PROBLEM DESCRIPTION: Pull out every line below that contains the word "seaborn".

==*==

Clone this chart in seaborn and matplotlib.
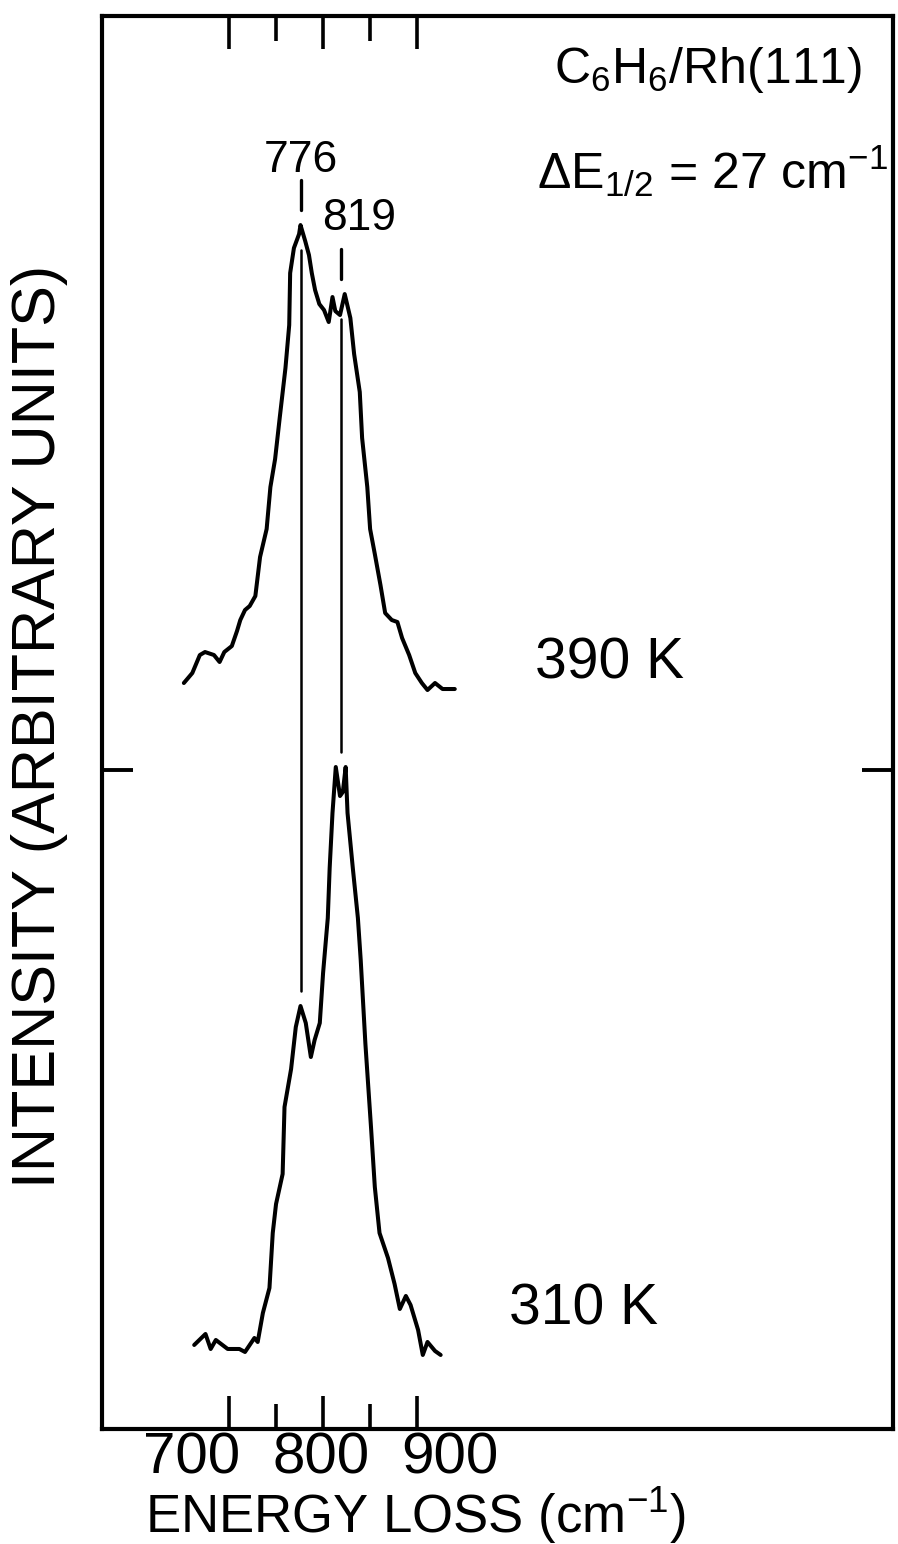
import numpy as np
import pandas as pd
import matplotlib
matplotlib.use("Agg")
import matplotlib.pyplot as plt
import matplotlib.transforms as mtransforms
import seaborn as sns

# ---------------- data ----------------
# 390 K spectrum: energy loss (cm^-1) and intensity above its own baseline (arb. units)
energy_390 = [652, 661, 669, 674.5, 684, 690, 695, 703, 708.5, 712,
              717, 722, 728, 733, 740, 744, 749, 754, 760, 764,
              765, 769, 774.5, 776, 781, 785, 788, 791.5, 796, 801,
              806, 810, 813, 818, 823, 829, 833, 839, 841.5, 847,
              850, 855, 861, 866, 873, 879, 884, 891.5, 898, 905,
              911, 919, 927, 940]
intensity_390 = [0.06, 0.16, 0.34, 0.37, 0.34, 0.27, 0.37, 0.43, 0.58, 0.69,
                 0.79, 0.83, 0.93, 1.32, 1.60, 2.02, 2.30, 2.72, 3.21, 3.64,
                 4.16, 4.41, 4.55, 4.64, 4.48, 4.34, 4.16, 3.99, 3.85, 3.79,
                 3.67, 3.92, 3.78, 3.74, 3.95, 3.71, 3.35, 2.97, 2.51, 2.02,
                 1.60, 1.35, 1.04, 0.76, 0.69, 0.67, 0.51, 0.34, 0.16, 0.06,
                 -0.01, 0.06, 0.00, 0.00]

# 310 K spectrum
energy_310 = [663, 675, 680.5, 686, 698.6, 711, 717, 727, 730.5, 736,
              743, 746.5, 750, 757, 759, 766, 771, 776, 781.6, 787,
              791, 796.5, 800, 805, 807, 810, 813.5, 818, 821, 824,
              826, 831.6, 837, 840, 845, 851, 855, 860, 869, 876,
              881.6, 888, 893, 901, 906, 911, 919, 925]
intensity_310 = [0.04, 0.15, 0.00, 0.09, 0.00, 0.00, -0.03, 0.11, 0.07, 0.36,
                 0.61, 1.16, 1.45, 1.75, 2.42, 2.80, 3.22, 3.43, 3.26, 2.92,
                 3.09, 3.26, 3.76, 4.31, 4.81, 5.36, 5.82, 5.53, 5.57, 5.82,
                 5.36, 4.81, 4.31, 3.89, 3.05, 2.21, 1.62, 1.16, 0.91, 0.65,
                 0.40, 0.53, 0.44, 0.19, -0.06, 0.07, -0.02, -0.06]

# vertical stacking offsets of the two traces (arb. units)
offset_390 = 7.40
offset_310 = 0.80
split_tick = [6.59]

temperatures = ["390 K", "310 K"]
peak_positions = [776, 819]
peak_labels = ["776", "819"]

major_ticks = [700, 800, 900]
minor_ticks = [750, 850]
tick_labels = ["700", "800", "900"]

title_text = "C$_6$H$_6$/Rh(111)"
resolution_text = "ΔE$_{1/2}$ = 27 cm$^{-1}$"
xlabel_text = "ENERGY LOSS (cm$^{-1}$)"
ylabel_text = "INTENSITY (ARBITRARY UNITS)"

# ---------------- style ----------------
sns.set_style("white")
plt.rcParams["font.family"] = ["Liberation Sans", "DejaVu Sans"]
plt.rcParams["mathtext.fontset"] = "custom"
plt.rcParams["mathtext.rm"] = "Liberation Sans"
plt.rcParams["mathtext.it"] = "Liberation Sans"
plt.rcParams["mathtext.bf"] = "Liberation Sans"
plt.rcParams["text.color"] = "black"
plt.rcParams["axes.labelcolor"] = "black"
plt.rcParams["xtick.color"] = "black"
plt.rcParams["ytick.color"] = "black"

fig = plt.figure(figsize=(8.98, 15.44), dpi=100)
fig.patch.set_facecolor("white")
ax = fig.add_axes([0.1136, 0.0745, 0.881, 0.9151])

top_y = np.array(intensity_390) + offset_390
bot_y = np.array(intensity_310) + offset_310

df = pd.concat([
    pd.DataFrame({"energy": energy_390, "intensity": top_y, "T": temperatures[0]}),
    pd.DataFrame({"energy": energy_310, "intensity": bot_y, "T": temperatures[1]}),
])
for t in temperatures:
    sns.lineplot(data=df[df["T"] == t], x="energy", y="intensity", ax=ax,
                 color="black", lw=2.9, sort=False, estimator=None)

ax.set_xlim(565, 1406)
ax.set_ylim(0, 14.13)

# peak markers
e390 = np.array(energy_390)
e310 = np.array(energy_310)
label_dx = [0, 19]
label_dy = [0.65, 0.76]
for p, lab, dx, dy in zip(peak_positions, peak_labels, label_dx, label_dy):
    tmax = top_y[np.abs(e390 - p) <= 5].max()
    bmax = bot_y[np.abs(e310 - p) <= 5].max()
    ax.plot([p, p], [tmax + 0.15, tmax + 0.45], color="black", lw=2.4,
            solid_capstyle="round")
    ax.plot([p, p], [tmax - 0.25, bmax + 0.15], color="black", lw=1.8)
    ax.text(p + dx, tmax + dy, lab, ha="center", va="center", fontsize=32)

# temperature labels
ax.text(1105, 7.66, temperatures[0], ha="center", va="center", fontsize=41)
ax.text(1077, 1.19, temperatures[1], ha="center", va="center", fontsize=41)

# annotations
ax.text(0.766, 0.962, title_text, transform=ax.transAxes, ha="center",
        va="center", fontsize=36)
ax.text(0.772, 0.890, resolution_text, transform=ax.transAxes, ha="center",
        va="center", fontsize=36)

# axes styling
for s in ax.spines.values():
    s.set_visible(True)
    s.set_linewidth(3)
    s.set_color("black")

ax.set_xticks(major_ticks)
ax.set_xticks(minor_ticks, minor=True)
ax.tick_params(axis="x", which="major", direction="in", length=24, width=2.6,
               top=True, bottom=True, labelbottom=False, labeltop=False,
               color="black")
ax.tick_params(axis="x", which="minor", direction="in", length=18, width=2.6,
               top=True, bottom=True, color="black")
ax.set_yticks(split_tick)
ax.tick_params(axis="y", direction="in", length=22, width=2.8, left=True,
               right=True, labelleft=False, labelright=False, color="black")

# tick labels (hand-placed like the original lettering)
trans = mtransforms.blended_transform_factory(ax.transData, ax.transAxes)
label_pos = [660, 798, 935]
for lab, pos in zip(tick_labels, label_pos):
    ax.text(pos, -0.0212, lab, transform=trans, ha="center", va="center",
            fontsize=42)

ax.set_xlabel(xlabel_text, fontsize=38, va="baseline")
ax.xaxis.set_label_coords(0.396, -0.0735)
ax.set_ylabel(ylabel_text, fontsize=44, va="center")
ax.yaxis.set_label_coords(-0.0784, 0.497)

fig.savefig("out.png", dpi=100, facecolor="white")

==*==

SOLUTION TO THIS EXERCISE:
Clone this chart in seaborn and matplotlib.
import seaborn as sns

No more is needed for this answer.